# Supplied data:
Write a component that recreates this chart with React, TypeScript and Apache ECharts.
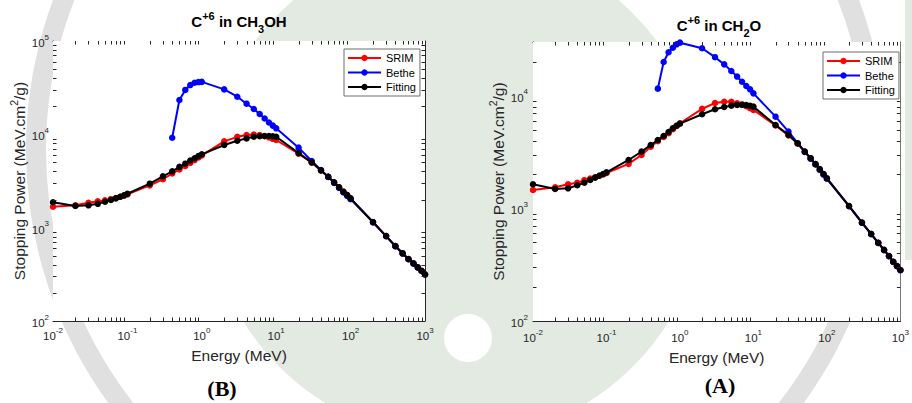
import React, { useEffect, useRef } from 'react';
import * as echarts from 'echarts';

const FONT = "'Liberation Sans', Arial, Helvetica, sans-serif";

// Energies (MeV)
const energy = [
  0.01, 0.02, 0.03, 0.04, 0.05, 0.06, 0.07, 0.08, 0.09,
  0.1, 0.2, 0.3, 0.4, 0.5, 0.6, 0.7, 0.8, 0.9,
  1, 2, 3, 4, 5, 6, 7, 8, 9,
  10, 20, 30, 40, 50, 60, 70, 80, 90,
  100, 200, 300, 400, 500, 600, 700, 800, 900, 1000,
];

// Panel (B): C+6 in CH3OH
const srimCH3OH = [
  1675, 1740, 1850, 1915, 1960, 2020, 2080, 2140, 2200,
  2270, 2840, 3300, 3800, 4200, 4580, 4950, 5300, 5650,
  5950, 8400, 9400, 9850, 9950, 9800, 9550, 9250, 8950,
  8700, 6200, 4980, 4100, 3500, 3050, 2700, 2420, 2230,
  2050, 1145, 812, 634, 530, 460, 413, 375, 344, 316,
];
const betheCH3OH = [
  null, null, null, null, null, null, null, null, null,
  null, null, null, 9200, 23300, 29900, 33700, 35700, 36300,
  36500, 30300, 25300, 21300, 18700, 16500, 14800, 13400, 12400,
  11600, 7200, 5180, 4140, 3500, 3020, 2670, 2390, 2190,
  2020, 1140, 812, 633, 529, 459, 412, 374, 343, 315,
];
const fitCH3OH = [
  1870, 1710, 1735, 1800, 1895, 1980, 2060, 2145, 2220,
  2310, 2960, 3550, 4010, 4480, 4850, 5250, 5550, 5850,
  6110, 7680, 8530, 9050, 9430, 9550, 9600, 9600, 9550,
  9430, 6300, 5010, 4110, 3510, 3060, 2710, 2430, 2240,
  2060, 1150, 813, 635, 531, 461, 414, 376, 345, 315,
];

// Panel (A): C+6 in CH2O
const srimCH2O = [
  1455, 1540, 1637, 1690, 1780, 1837, 1890, 1950, 2000,
  2060, 2480, 2980, 3530, 3950, 4300, 4650, 5050, 5400,
  5700, 7640, 8620, 8850, 8850, 8570, 8400, 8080, 7750,
  7480, 5450, 4450, 3750, 3180, 2780, 2470, 2215, 2015,
  1845, 1048, 746, 592, 494, 427, 377, 335, 307, 283,
];
const betheCH2O = [
  null, null, null, null, null, null, null, null, null,
  null, null, null, null, 11560, 19950, 24300, 26700, 28600,
  29600, 26400, 22000, 19000, 16600, 14800, 13300, 12200, 11400,
  10500, 6520, 4800, 3790, 3170, 2760, 2450, 2190, 1990,
  1830, 1045, 745, 591, 493, 426, 376, 334, 306, 282,
];
const fitCH2O = [
  1637, 1485, 1506, 1603, 1690, 1785, 1874, 1950, 2020,
  2090, 2690, 3190, 3650, 4050, 4390, 4770, 5140, 5420,
  5650, 6850, 7590, 7950, 8170, 8290, 8290, 8250, 8150,
  8000, 5500, 4490, 3790, 3190, 2790, 2480, 2230, 2020,
  1850, 1050, 747, 593, 495, 428, 378, 336, 308, 284,
];

// Minor tick positions
const xMinor = [
  0.02, 0.03, 0.04, 0.05, 0.06, 0.07, 0.08, 0.09,
  0.2, 0.3, 0.4, 0.5, 0.6, 0.7, 0.8, 0.9,
  2, 3, 4, 5, 6, 7, 8, 9,
  20, 30, 40, 50, 60, 70, 80, 90,
  200, 300, 400, 500, 600, 700, 800, 900,
];
const yMinorB = [
  200, 300, 400, 500, 600, 700, 800, 900,
  2000, 3000, 4000, 5000, 6000, 7000, 8000, 9000,
  20000, 30000, 40000, 50000, 60000, 70000, 80000, 90000,
];
const yMinorA = [
  200, 300, 400, 500, 600, 700, 800, 900,
  2000, 3000, 4000, 5000, 6000, 7000, 8000, 9000,
  20000,
];

const legendNames = ['SRIM', 'Bethe', 'Fitting'];
const colors = { SRIM: '#ff0000', Bethe: '#0000ff', Fitting: '#000000' };

const AX = '#262626';
const WM_GREEN = '#e2eae2';
const WM_GRAY = '#e0e0e0';

const powFmt = (v: number) => {
  const l = Math.log10(v);
  const e = Math.round(l);
  if (Math.abs(l - e) > 1e-6) return '';
  return `{b|10}{s|${e}}`;
};

const tickRich = {
  b: { fontSize: 11.5, fontFamily: FONT, color: AX, verticalAlign: 'top', padding: [4, 0, 0, 0] },
  s: { fontSize: 8, fontFamily: FONT, color: AX, verticalAlign: 'top', padding: [0, 0, 0, 0] },
};

const yNameRich = {
  n: { fontSize: 15.5, fontFamily: FONT, color: AX, verticalAlign: 'top', padding: [3, 0, 0, 0] },
  s: { fontSize: 10.5, fontFamily: FONT, color: AX, verticalAlign: 'top', padding: [0, 0, 0, 0] },
};

const titleRich = {
  b: { fontSize: 15, fontWeight: 'bold', fontFamily: FONT, color: '#000', verticalAlign: 'top', padding: [3.5, 0, 0, 0] },
  p: { fontSize: 11, fontWeight: 'bold', fontFamily: FONT, color: '#000', verticalAlign: 'top', padding: [0, 0, 0, 0] },
  q: { fontSize: 11, fontWeight: 'bold', fontFamily: FONT, color: '#000', verticalAlign: 'top', padding: [13, 0, 0, 0] },
};

function xAxes(gridIndex: number, nameGap: number, labelMargin: number) {
  const base = {
    gridIndex,
    type: 'log',
    logBase: 10,
    min: 0.01,
    max: 1000,
    splitLine: { show: false },
    axisLine: { show: true, onZero: false, lineStyle: { color: AX, width: 1 } },
    axisTick: { show: true, inside: true, length: 6, lineStyle: { color: AX } },
  };
  return [
    {
      ...base,
      position: 'bottom',
      axisLabel: { show: true, margin: labelMargin, formatter: powFmt, rich: tickRich },
      name: 'Energy (MeV)',
      nameLocation: 'middle',
      nameGap,
      nameTextStyle: { fontSize: 15.5, fontFamily: FONT, color: AX, lineHeight: 18 },
    },
    { ...base, position: 'top', axisLabel: { show: false } },
  ];
}

function yAxes(gridIndex: number, max: number, labelMargin: number) {
  const base = {
    gridIndex,
    type: 'log',
    logBase: 10,
    min: 100,
    max,
    splitLine: { show: false },
    axisLine: { show: true, onZero: false, lineStyle: { color: AX, width: 1 } },
    axisTick: { show: true, inside: true, length: 6, lineStyle: { color: AX } },
  };
  return [
    {
      ...base,
      position: 'left',
      axisLabel: { show: true, margin: labelMargin, formatter: powFmt, rich: tickRich },
      name: '{n|Stopping Power (MeV.cm}{s|2}{n|/g)}',
      nameLocation: 'middle',
      nameGap: 26,
      nameTextStyle: { rich: yNameRich },
    },
    { ...base, position: 'right', axisLabel: { show: false } },
  ];
}

function lineSeries(name: string, values: (number | null)[], xi: number, yi: number, z: number) {
  const c = (colors as any)[name];
  return {
    type: 'line',
    name,
    xAxisIndex: xi,
    yAxisIndex: yi,
    z,
    data: energy.map((e, i) => [e, values[i]]).filter((d) => d[1] != null),
    symbol: 'circle',
    symbolSize: 6.5,
    showSymbol: true,
    lineStyle: { color: c, width: 2 },
    itemStyle: { color: c },
    emphasis: { disabled: true },
  };
}

function minorSeries(xi: number, yi: number, yMinor: number[]) {
  return {
    type: 'custom',
    name: 'minor',
    xAxisIndex: xi,
    yAxisIndex: yi,
    silent: true,
    clip: false,
    z: 10,
    encode: { x: 0, y: 1 },
    data: [...xMinor.map((v) => [v, 1000, 0]), ...yMinor.map((v) => [1, v, 1])],
    renderItem: (params: any, api: any) => {
      const cs = params.coordSys;
      const p = api.coord([api.value(0), api.value(1)]);
      const st = { stroke: AX, lineWidth: 1 };
      const L = 3.5;
      if (api.value(2) === 0) {
        const x = Math.round(p[0]) + 0.5;
        return {
          type: 'group',
          children: [
            { type: 'line', shape: { x1: x, y1: cs.y + cs.height, x2: x, y2: cs.y + cs.height - L }, style: st },
            { type: 'line', shape: { x1: x, y1: cs.y, x2: x, y2: cs.y + L }, style: st },
          ],
        };
      }
      const y = Math.round(p[1]) + 0.5;
      return {
        type: 'group',
        children: [
          { type: 'line', shape: { x1: cs.x, y1: y, x2: cs.x + L, y2: y }, style: st },
          { type: 'line', shape: { x1: cs.x + cs.width, y1: y, x2: cs.x + cs.width - L, y2: y }, style: st },
        ],
      };
    },
  };
}

function legendAt(left: number, top: number) {
  return {
    orient: 'vertical',
    left,
    top,
    z: 20,
    data: legendNames,
    itemWidth: 33,
    itemHeight: 8,
    itemGap: 2.5,
    padding: [3, 4, 3, 3],
    borderColor: '#6e6e6e',
    borderWidth: 1,
    backgroundColor: '#ffffff',
    selectedMode: false,
    textStyle: { fontSize: 11, fontFamily: FONT, color: '#000', lineHeight: 12 },
  };
}

export default function App() {
  const ref = useRef<HTMLDivElement>(null);
  useEffect(() => {
    if (!ref.current) return;
    const chart = echarts.init(ref.current, undefined, { renderer: 'svg' });
    chart.setOption({
      animation: false,
      backgroundColor: '#ffffff',
      title: [
        {
          text: '{b|C}{p|+6}{b| in CH}{q|3}{b|OH}',
          left: 239,
          top: 10.3,
          textAlign: 'center',
          padding: 0,
          textStyle: { rich: titleRich },
        },
        {
          text: '{b|C}{p|+6}{b| in CH}{q|2}{b|O}',
          left: 719,
          top: 14,
          textAlign: 'center',
          padding: 0,
          textStyle: { rich: titleRich },
        },
      ],
      legend: [legendAt(344, 49), legendAt(823, 52)],
      grid: [
        { left: 53, top: 41, width: 372, height: 280, containLabel: false, show: true, backgroundColor: '#ffffff', borderWidth: 0, z: 1 },
        { left: 533, top: 42, width: 372, height: 279, containLabel: false, show: true, backgroundColor: '#ffffff', borderWidth: 0, z: 1 },
      ],
      xAxis: [...xAxes(0, 24.7, 5), ...xAxes(1, 17, 7)],
      yAxis: [...yAxes(0, 100000, 4), ...yAxes(1, 30000, 5)],
      series: [
        lineSeries('SRIM', srimCH3OH, 0, 0, 2),
        lineSeries('Bethe', betheCH3OH, 0, 0, 3),
        lineSeries('Fitting', fitCH3OH, 0, 0, 4),
        lineSeries('SRIM', srimCH2O, 2, 2, 2),
        lineSeries('Bethe', betheCH2O, 2, 2, 3),
        lineSeries('Fitting', fitCH2O, 2, 2, 4),
        minorSeries(0, 0, yMinorB),
        minorSeries(2, 2, yMinorA),
      ],
      graphic: [
        // faint watermark behind the plots
        { type: 'circle', z: -10, silent: true, shape: { cx: 456, cy: 190, r: 250 }, style: { fill: WM_GREEN } },
        { type: 'circle', z: -9, silent: true, shape: { cx: 468, cy: 338, r: 24 }, style: { fill: '#ffffff' } },
        { type: 'rect', z: -10, silent: true, shape: { x: 905, y: 0, width: 7, height: 260 }, style: { fill: WM_GREEN } },
        { type: 'circle', z: -8, silent: true, shape: { cx: 456, cy: 150, r: 420 }, style: { fill: 'none', stroke: WM_GRAY, lineWidth: 20 } },
        {
          type: 'text',
          z: 30,
          x: 222,
          y: 388,
          style: {
            text: '(B)',
            font: "bold 22px 'Liberation Serif', 'Times New Roman', serif",
            fill: '#000',
            align: 'center',
            verticalAlign: 'middle',
            textAlign: 'center',
            textVerticalAlign: 'middle',
          },
        },
        {
          type: 'text',
          z: 30,
          x: 720,
          y: 385,
          style: {
            text: '(A)',
            font: "bold 22px 'Liberation Serif', 'Times New Roman', serif",
            fill: '#000',
            align: 'center',
            verticalAlign: 'middle',
            textAlign: 'center',
            textVerticalAlign: 'middle',
          },
        },
      ],
    });
    return () => chart.dispose();
  }, []);
  return (
    <div
      ref={ref}
      style={{ position: 'fixed', left: 0, top: 0, width: 912, height: 403 }}
    />
  );
}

# Aim of the task:
Collect from the data above every line that includes "React".

# Solved exercise:
Write a component that recreates this chart with React, TypeScript and Apache ECharts.
import React, { useEffect, useRef } from 'react';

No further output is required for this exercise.